High oil prices have been making newspaper headlines, as the Iran war shock has pushed commodity prices back toward their glory days. Handsome oil prices are supporting increased crude production, which is boosting associated natural gas output from wells in prolific basins. Could this trend brighten the business outlook for Diamondback Energy, Inc. (FANG - Free Report) , Exxon Mobil Corporation (XOM - Free Report) and Chevron Corporation (CVX - Free Report) ?

More Oil Drilling Brings Up Extra Natural Gas

The price of West Texas Intermediate (“WTI”) crude is trading above $95 per barrel, which is highly favorable for exploration and production activities. Increased drilling and upstream activities will likely result in higher production of the commodity in the Permian, the most prolific basin in the United States. The U.S. Energy Information Administration (“EIA”) in its latest short-term energy outlook estimated that total crude oil production in the Permian would be 6.63 million barrels per day this year, higher than 6.58 million barrels per day last year.

This higher crude production, being backed by extremely handsome prices, is bringing up additional associated natural gas, especially in the Permian, the EIA added. Thus, the production of natural gas will likely continue to rise through next year, EIA believes.

Increased production of both oil and natural gas is going to aid the earnings of explorers and producers in the Permian Basin.

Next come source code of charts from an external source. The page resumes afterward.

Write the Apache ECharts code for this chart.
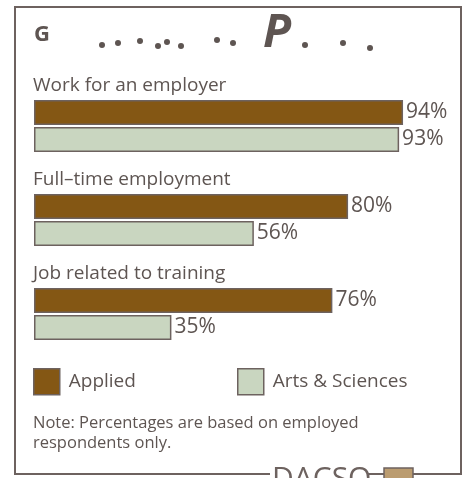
<!DOCTYPE html>
<html>
<head>
<meta charset="utf-8">
<style>
  html, body { margin: 0; padding: 0; background: #ffffff; }
  #chart { width: 469px; height: 478px; }
</style>
<script src="https://cdn.jsdelivr.net/npm/echarts@6/dist/echarts.min.js"></script>
</head>
<body>
<div id="chart"></div>
<script>
// ---- data ----
const categories = ['Work for an employer', 'Full\u2013time employment', 'Job related to training'];
const seriesNames = ['Applied', 'Arts & Sciences'];
const appliedValues = [94, 80, 76];
const artsValues = [93, 56, 35];
const noteText = 'Note: Percentages are based on employed\nrespondents only.';
const logoText = 'DACSO';

// ---- styles ----
const FONT = 'Open Sans';
const TEXT = '#5e5552';
const EDGE = '#6d625f';
const C_APPLIED = '#845714';
const C_ARTS = '#c9d6c0';

const chart = echarts.init(document.getElementById('chart'), null, { renderer: 'canvas' });

// title fragments (the reference title glyphs are broken; approximated as marks)
const frag = [
  [102, 45], [118, 43], [140, 41], [158, 46], [167, 42], [181, 46],
  [217, 40], [233, 43], [305, 45], [343, 43], [370, 48]
];
const graphics = [
  { type: 'rect', shape: { x: 15, y: 7, width: 446, height: 467 }, style: { fill: 'none', stroke: EDGE, lineWidth: 2 }, z: 1 },
  { type: 'rect', shape: { x: 270, y: 470, width: 98, height: 8 }, style: { fill: '#ffffff' }, z: 2 },
  { type: 'text', x: 272, y: 464, style: { text: logoText, font: '30px "' + FONT + '"', fill: EDGE }, z: 3 },
  { type: 'rect', shape: { x: 384, y: 468, width: 29, height: 14 }, style: { fill: '#bb9c70', stroke: EDGE, lineWidth: 1.5 }, z: 3 },
  { type: 'text', x: 34, y: 24, style: { text: 'G', font: 'bold 22px "' + FONT + '"', fill: TEXT }, z: 3 },
  { type: 'text', x: 263, y: 11, style: { text: 'P', font: 'italic bold 46px "' + FONT + '"', fill: TEXT }, z: 3 }
];
frag.forEach(function (p) {
  graphics.push({ type: 'circle', shape: { cx: p[0], cy: p[1], r: 3 }, style: { fill: TEXT }, z: 3 });
});
graphics.push({ type: 'text', x: 33, y: 413, style: { text: noteText, font: '16.5px "' + FONT + '"', fill: TEXT, lineHeight: 20 }, z: 3 });

const legendBase = {
  top: 368, itemWidth: 26, itemHeight: 26, padding: 0, icon: 'rect',
  itemStyle: { borderColor: EDGE, borderWidth: 1.5 },
  textStyle: { fontFamily: FONT, fontSize: 19, color: TEXT, padding: [0, 0, 0, 4] }
};

const option = {
  animation: false,
  textStyle: { fontFamily: FONT, color: TEXT },
  grid: { left: 34, top: 65.5, width: 392.6, height: 282, containLabel: false },
  xAxis: { type: 'value', min: 0, max: 100, show: false },
  yAxis: {
    type: 'category', inverse: true, data: categories,
    axisLine: { show: false }, axisTick: { show: false }, axisLabel: { show: false }, splitLine: { show: false }
  },
  legend: [
    Object.assign({}, legendBase, { data: [seriesNames[0]], left: 33 }),
    Object.assign({}, legendBase, { data: [seriesNames[1]], left: 237 })
  ],
  series: [
    {
      name: 'labels', type: 'bar', barWidth: 25, barGap: '8%', silent: true,
      data: categories.map(function () { return 0; }),
      itemStyle: { color: 'transparent' },
      label: {
        show: true, position: 'insideLeft', distance: -1,
        formatter: function (p) { return p.name; },
        fontFamily: FONT, fontSize: 19, color: TEXT
      }
    },
    {
      name: seriesNames[0], type: 'bar', barWidth: 25, barGap: '8%',
      data: appliedValues,
      itemStyle: { color: C_APPLIED, borderColor: EDGE, borderWidth: 1.5 },
      label: { show: true, position: 'right', distance: 3, formatter: '{c}%', fontFamily: FONT, fontSize: 21, color: TEXT }
    },
    {
      name: seriesNames[1], type: 'bar', barWidth: 25, barGap: '8%',
      data: artsValues,
      itemStyle: { color: C_ARTS, borderColor: EDGE, borderWidth: 1.5 },
      label: { show: true, position: 'right', distance: 3, formatter: '{c}%', fontFamily: FONT, fontSize: 21, color: TEXT }
    }
  ],
  graphic: graphics
};
chart.setOption(option);
</script>
</body>
</html>
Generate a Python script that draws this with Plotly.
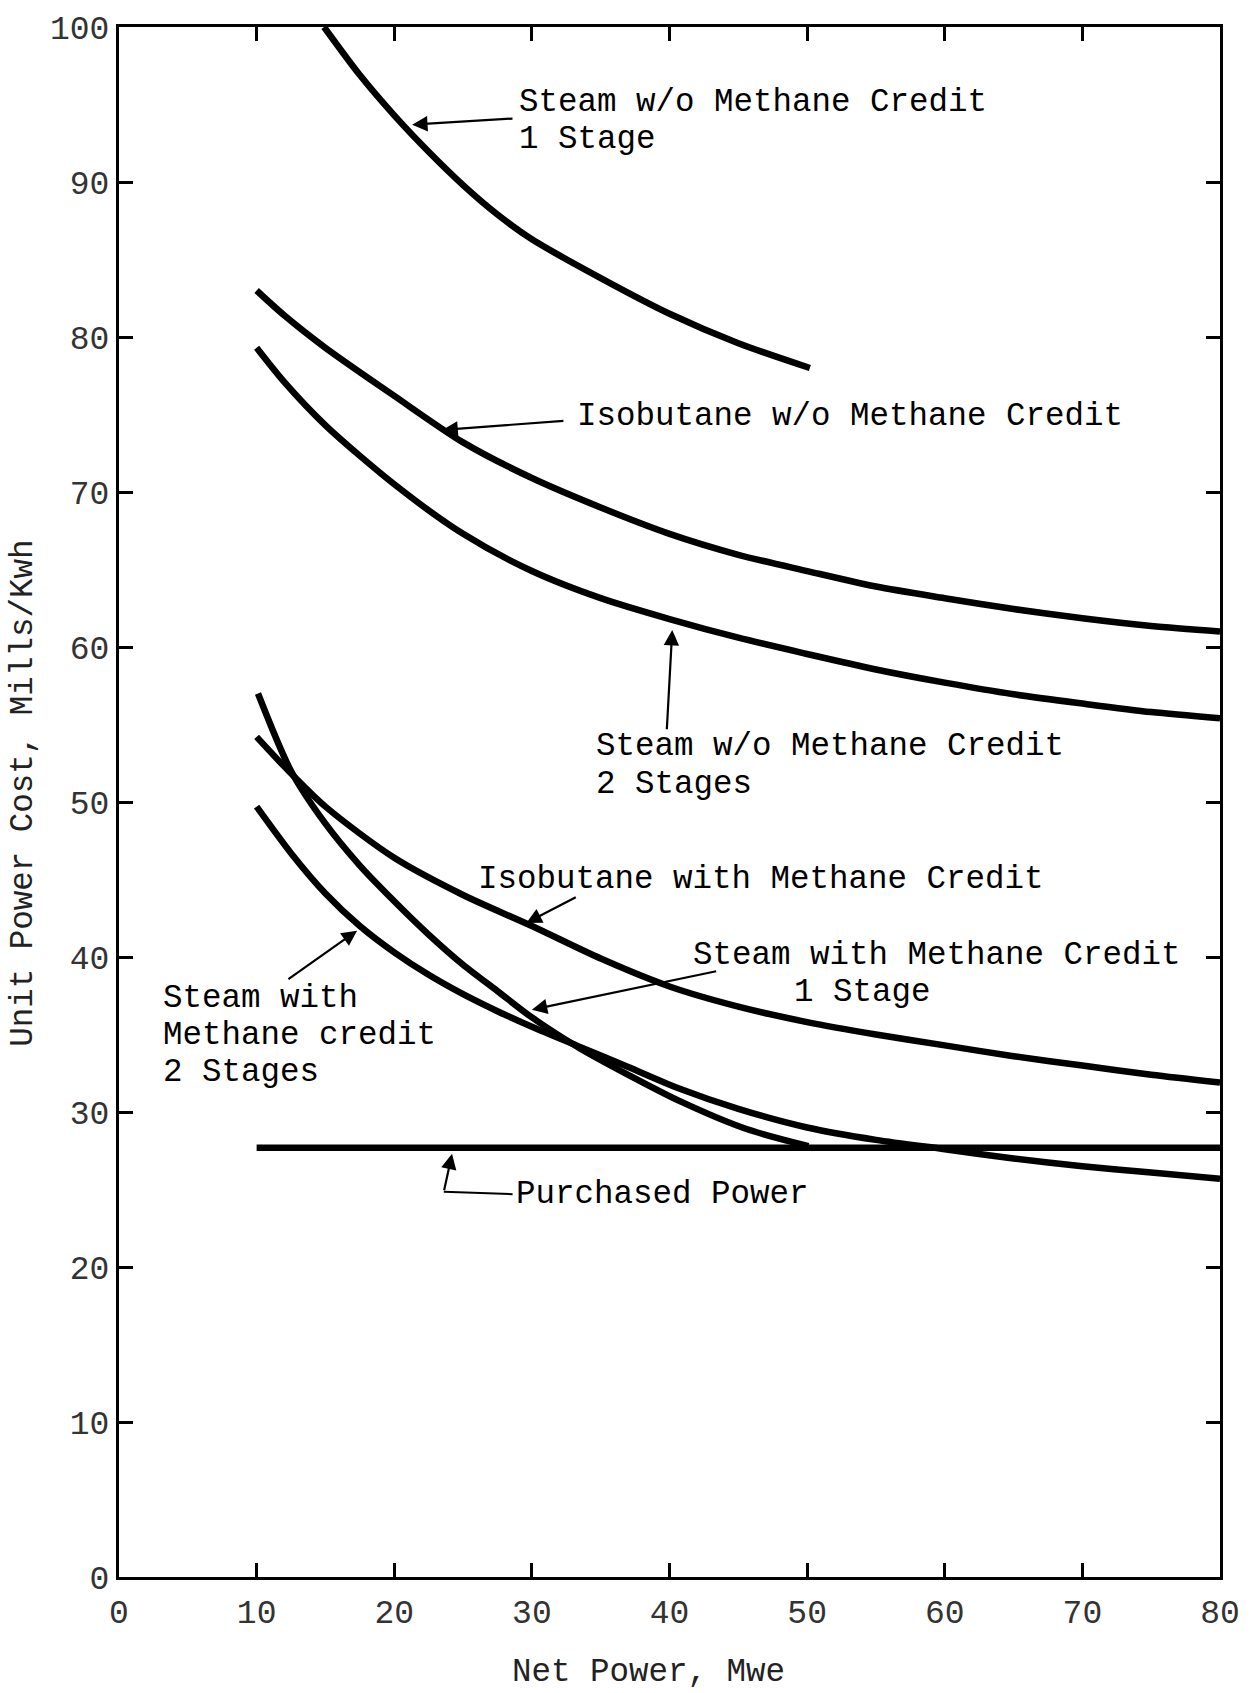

3 Permian Players in the Spotlight

Diamondback Energy is a well-known pure-play Permian player. In the first quarter of this year, the company's oil production was responsible for more than 50% of total volumes, while the rest was natural gas and natural gas liquids. FANG, sporting a Zacks Rank #1 (Strong Buy), is well-positioned to capitalize on rising oil prices and increasing gas production.

ExxonMobil, with a Zacks Rank of 1, has a strong footprint in the Permian and is among the advantageous assets that the energy major believes will contribute to its long-term production growth. In the Permian, the integrated giant has been employing lightweight proppant technology and hence has been capable of boosting its well recoveries by up to as much as 20%. Production of liquids by XOM in the first quarter of 2026 accounted for more than 70% of total volumes, while the rest was natural gas. Thus, like FANG, XOM is also in a sweet spot now. You can see the complete list of today’s Zacks #1 Rank stocks here.

Chevron also has a strong footprint in the Permian. CVX mentioned that it has an interest in one of every five wells in the most prolific basin. Over the years, while growing its operations in Permian, Zacks #1 Ranked CVX has been able to generate more production while employing lower capital spending, thanks to advanced drilling techniques. Being a producer of both oil and natural gas, the company is well-positioned to gain.